This winter is looking to be a bumper rat season and livestock farmers are being urged to put early measures in place to avoid costly infestations, resulting in spoiled feed and silage bales.

Following one of the mildest winters on record and excellent summer breeding conditions with high food availability in the field, farmers need to target early control, says BASF rural hygiene specialist Gavin Wood.

He adds that numbers this season will have been bolstered by large numbers of rats staying outside over much – if not all – of last winter.

See also: Top 10 ways to control rats on farm

“Long experience teaches us that mild winters and warm summers with relatively few signs of rats around farm buildings are often followed by upsurges in infestations as soon as the weather turns cold or wet the following winter,” he says.

Outwintering

“Staying outside last winter, many rats escaped farm control to continue breeding in relative security. Add to this highly favourable summer breeding conditions and, although largely unseen in hedges, ditches and woodland, populations will be going into this winter far higher than normal.

“All it will take is a brief interruption to their external food supply and the annual migration into buildings will be sudden and dramatic.

“Fail to tackle this influx rapidly and effectively from the outset and you’ll be in for a long, hard – and very costly – winter of fighting rats on all fronts,” he warns.

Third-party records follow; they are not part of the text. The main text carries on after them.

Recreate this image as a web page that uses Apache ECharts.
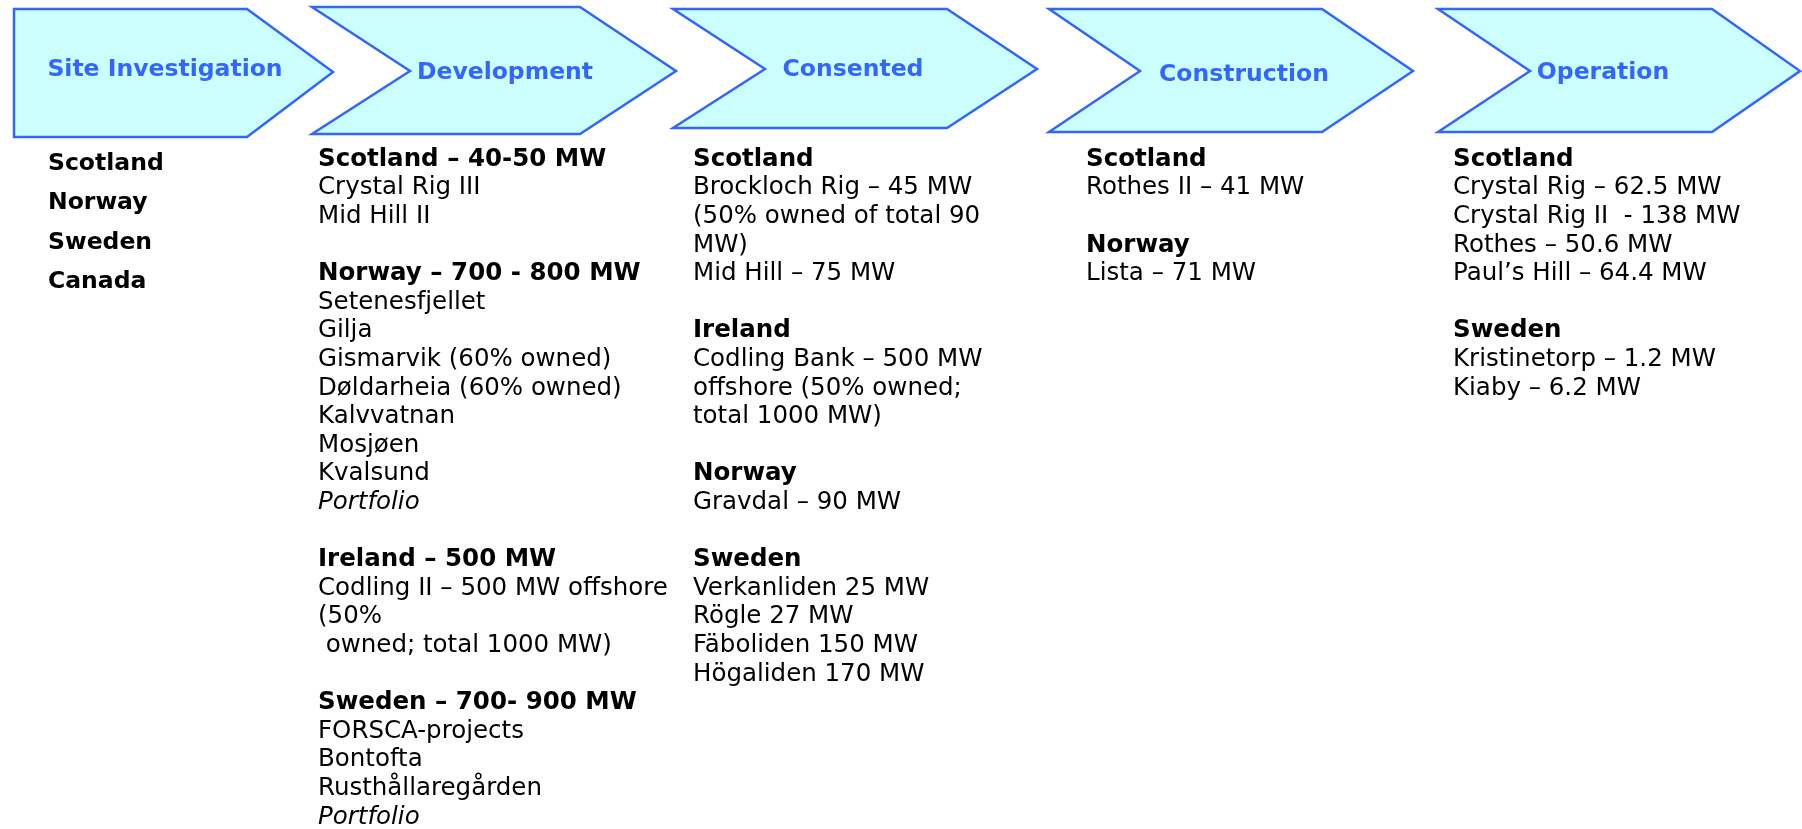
<!DOCTYPE html>
<html>
<head>
<meta charset="utf-8">
<script src="https://cdn.jsdelivr.net/npm/echarts@6/dist/echarts.min.js"></script>
<style>
  html, body { margin: 0; padding: 0; background: #fff; }
  #chart { width: 1802px; height: 829px; }
</style>
</head>
<body>
<div id="chart"></div>
<script>
  // stage names, one per arrow
  var stages = ["Site Investigation", "Development", "Consented", "Construction", "Operation"];
  // "#" = bold heading, "~" = italic, "" = empty line
  var siteLines = ["#Scotland", "#Norway", "#Sweden", "#Canada"];
  var devLines = [
    "#Scotland – 40-50 MW", "Crystal Rig III", "Mid Hill II", "",
    "#Norway – 700 - 800 MW", "Setenesfjellet", "Gilja", "Gismarvik (60% owned)",
    "Døldarheia (60% owned)", "Kalvvatnan", "Mosjøen", "Kvalsund", "~Portfolio", "",
    "#Ireland – 500 MW", "Codling II – 500 MW offshore", "(50%", " owned; total 1000 MW)", "",
    "#Sweden – 700- 900 MW", "FORSCA-projects", "Bontofta", "Rusthållaregården", "~Portfolio"
  ];
  var consentedLines = [
    "#Scotland", "Brockloch Rig – 45 MW", "(50% owned of total 90", "MW)", "Mid Hill – 75 MW", "",
    "#Ireland", "Codling Bank – 500 MW", "offshore (50% owned;", "total 1000 MW)", "",
    "#Norway", "Gravdal – 90 MW", "",
    "#Sweden", "Verkanliden 25 MW", "Rögle 27 MW", "Fäboliden 150 MW", "Högaliden 170 MW"
  ];
  var constructionLines = ["#Scotland", "Rothes II – 41 MW", "", "#Norway", "Lista – 71 MW"];
  var operationLines = [
    "#Scotland", "Crystal Rig – 62.5 MW", "Crystal Rig II  - 138 MW", "Rothes – 50.6 MW",
    "Paul’s Hill – 64.4 MW", "", "#Sweden", "Kristinetorp – 1.2 MW", "Kiaby – 6.2 MW"
  ];

  var blue = "#3366ff";
  var font = "'DejaVu Sans', Verdana, sans-serif";

  // arrow outlines (pixel layout)
  var shapes = [
    [[14, 9], [247, 9], [333, 72], [247, 137], [14, 137]],
    [[312, 7], [580, 7], [676, 71], [580, 134], [312, 134], [410, 71]],
    [[673, 9], [947, 9], [1037, 69], [947, 128], [673, 128], [765, 69]],
    [[1049, 9], [1322, 9], [1413, 71], [1322, 132], [1049, 132], [1140, 71]],
    [[1438, 9], [1712, 9], [1800, 71], [1712, 132], [1438, 132], [1530, 71]]
  ];
  var labelPos = [[165, 69.5], [505, 72.5], [853, 69.5], [1244, 74.5], [1603, 72.5]];
  var columns = [
    { lines: siteLines, x: 48, y: 163.5, step: 39.6, size: 23.5 },
    { lines: devLines, x: 318, y: 159.5, step: 28.6, size: 24.5 },
    { lines: consentedLines, x: 693, y: 159.5, step: 28.6, size: 24.5 },
    { lines: constructionLines, x: 1086, y: 159.5, step: 28.6, size: 24.5 },
    { lines: operationLines, x: 1453, y: 159.5, step: 28.6, size: 24.5 }
  ];

  var elements = [];
  stages.forEach(function (name, i) {
    elements.push({
      type: "polygon",
      shape: { points: shapes[i] },
      style: { fill: "#ccffff", stroke: blue, lineWidth: 2.5 }
    });
    elements.push({
      type: "text",
      x: labelPos[i][0],
      y: labelPos[i][1],
      style: {
        text: name, fill: blue, fontFamily: font, fontWeight: "bold", fontSize: 23.5,
        align: "center", verticalAlign: "middle"
      }
    });
  });

  columns.forEach(function (col) {
    col.lines.forEach(function (line, j) {
      if (!line) return;
      var bold = line.charAt(0) === "#";
      var italic = line.charAt(0) === "~";
      elements.push({
        type: "text",
        x: col.x,
        y: col.y + j * col.step,
        style: {
          text: bold || italic ? line.slice(1) : line,
          fill: "#000",
          fontFamily: font,
          fontSize: col.size,
          fontWeight: bold ? "bold" : "normal",
          fontStyle: italic ? "italic" : "normal",
          align: "left",
          verticalAlign: "middle"
        }
      });
    });
  });

  var chart = echarts.init(document.getElementById("chart"));
  chart.setOption({
    backgroundColor: "#fff",
    animation: false,
    graphic: { elements: elements }
  });
</script>
</body>
</html>
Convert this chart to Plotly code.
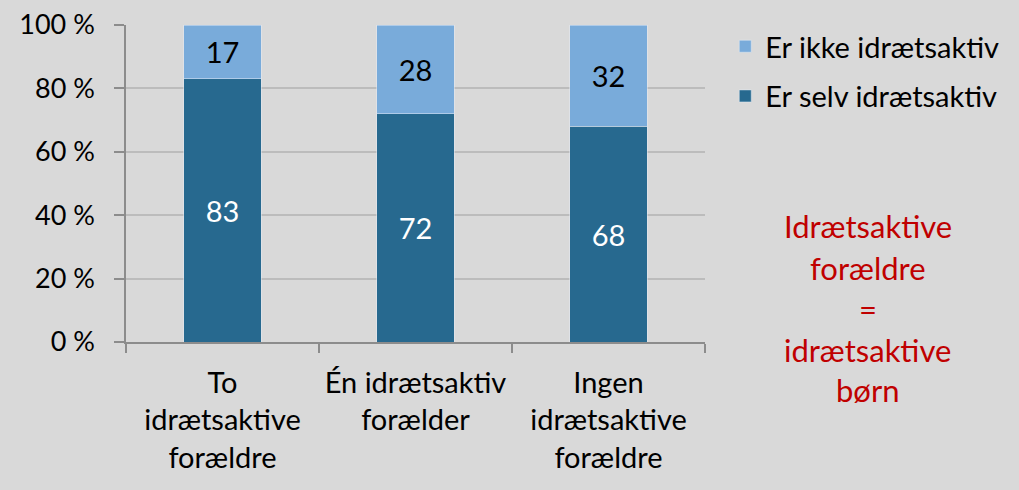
import plotly.graph_objects as go

categories = ["To<br>idrætsaktive<br>forældre", "Én idrætsaktiv<br>forælder", "Ingen<br>idrætsaktive<br>forældre"]
selv = [83, 72, 68]
ikke = [17, 28, 32]
series_names = ["Er selv idrætsaktiv", "Er ikke idrætsaktiv"]
y_ticks = [0, 20, 40, 60, 80, 100]
y_ticklabels = ["0 %", "20 %", "40 %", "60 %", "80 %", "100 %"]
note_lines = ["Idrætsaktive", "forældre", "=", "idrætsaktive", "børn"]

FONT = "Lato"
DARK = "#27698f"
LIGHT = "#79abda"
BG = "#d9d9d9"

fig = go.Figure()
fig.add_trace(go.Bar(
    x=categories, y=selv, name=series_names[0], marker_color=DARK,
    text=[str(v) for v in selv], textposition="inside", insidetextanchor="middle",
    textfont=dict(color="white", size=29, family=FONT), legendgroup="a", legendrank=2,
))
fig.add_trace(go.Bar(
    x=categories, y=ikke, name=series_names[1], marker_color=LIGHT,
    text=[str(v) for v in ikke], textposition="inside", insidetextanchor="middle",
    textfont=dict(color="black", size=29, family=FONT), legendgroup="b", legendrank=1,
))

fig.update_layout(
    width=1019, height=490,
    barmode="stack", bargap=0.6,
    paper_bgcolor=BG, plot_bgcolor=BG,
    margin=dict(l=126, r=314, t=25, b=148, autoexpand=False),
    font=dict(family=FONT, size=27, color="black"),
    legend=dict(
        x=1.035, y=1.013, xanchor="left", yanchor="top",
        traceorder="grouped", tracegroupgap=9,
        font=dict(size=29, family=FONT), bgcolor="rgba(0,0,0,0)",
    ),
    showlegend=True,
)
fig.update_xaxes(
    showline=True, linecolor="#8c8c8c", linewidth=1.5, automargin=False,
    ticks="outside", tickson="boundaries", ticklen=9, tickcolor="#8c8c8c", tickwidth=1.5,
    tickfont=dict(size=29, family=FONT), ticklabelstandoff=14,
)
fig.update_yaxes(
    range=[0, 100], tickvals=y_ticks, ticktext=y_ticklabels, automargin=False,
    showline=True, linecolor="#8c8c8c", linewidth=1.5,
    ticks="outside", ticklen=10, tickcolor="#8c8c8c", tickwidth=1.5,
    showgrid=True, gridcolor="#bcbcbc", gridwidth=1.5,
    tickfont=dict(size=27, family=FONT), zeroline=False, ticklabelstandoff=14,
)

line_y = [0.365, 0.233, 0.104, -0.025, -0.152]
for txt, yy in zip(note_lines, line_y):
    fig.add_annotation(
        text=txt, xref="paper", yref="paper", x=1.2815, y=yy,
        showarrow=False, font=dict(size=31, color="#c00000", family=FONT),
        xanchor="center", yanchor="middle",
    )

fig.write_html(
    "out.html",
    config={"displayModeBar": False},
    post_script="document.body.style.margin='0';document.body.style.background='#d9d9d9';",
)
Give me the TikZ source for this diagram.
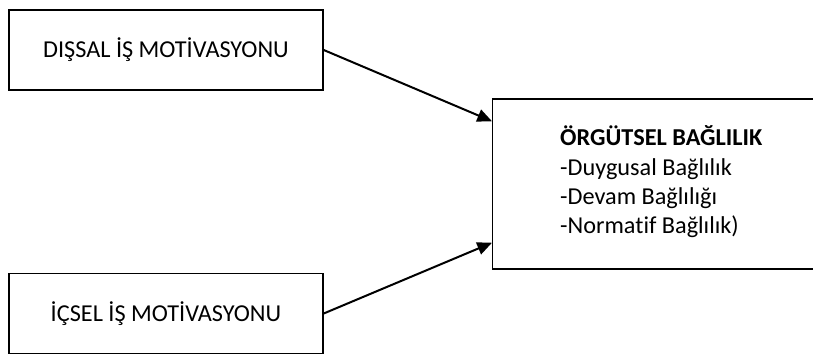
\documentclass[tikz,border=0pt]{standalone}
\usepackage{fontspec}
\setmainfont[Ligatures=NoCommon]{Carlito}
\usetikzlibrary{arrows.meta}

\tikzset{
    motbox/.style={draw, line width=1.1pt, minimum width=235.5pt, minimum height=60pt,
        font=\fontsize{18.2}{21}\selectfont},
    orgbox/.style={draw, line width=1.1pt, anchor=west, inner xsep=46.5pt,
        minimum height=127.5pt, font=\fontsize{18.2}{22}\selectfont},
    link/.style={line width=1.5pt, -{Triangle[length=11pt,width=9.5pt]}}
}

\begin{document}
\begin{tikzpicture}[x=0.75pt, y=-0.75pt]
    \useasboundingbox (0,0) rectangle (813,357);
    \node [motbox] (ext) at (166,50) {DIŞSAL İŞ MOTİVASYONU};
    \node [motbox] (int) at (166,313.5) {İÇSEL İŞ MOTİVASYONU};
    \node [orgbox] (org) at (492,184)
    {{
        \begin{tabular}{@{}l@{}}
        \textbf{ÖRGÜTSEL BAĞLILIK}\\
        -Duygusal Bağlılık\\
        -Devam Bağlılığı\\
        -Normatif Bağlılık)
        \end{tabular}
    }};
    \draw [link] (ext.east) -- ([yshift=-17.25pt]org.north west);
    \draw [link] (int.east) -- ([yshift=20.25pt]org.south west);
\end{tikzpicture}
\end{document}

Under these conditions, the key factors to successful control are a high level of vigilance, low tolerance and first-class baiting.

Vigilance

“Keep a disciplined look out for signs of rat activity the whole time,” he advises.

“Rat runs along the sides of buildings, droppings and gnawing damage aren’t hard to spot if you know what to look for and focus your attention on high-risk areas around grain and feed stores, in particular.

“Start baiting immediately when you see any signs of activity, bait wherever you see it and, above all, use a top-quality rodenticide that maximises the speed and reliability of consumption.”

Combined with prompt, early treatment, Mr Wood stresses that quality baiting will ensure the highest degree of control in the shortest possible time, pointing to studies showing populations reliably knocked back to a level at which they can only re-establish from new individuals moving into the vacated territory.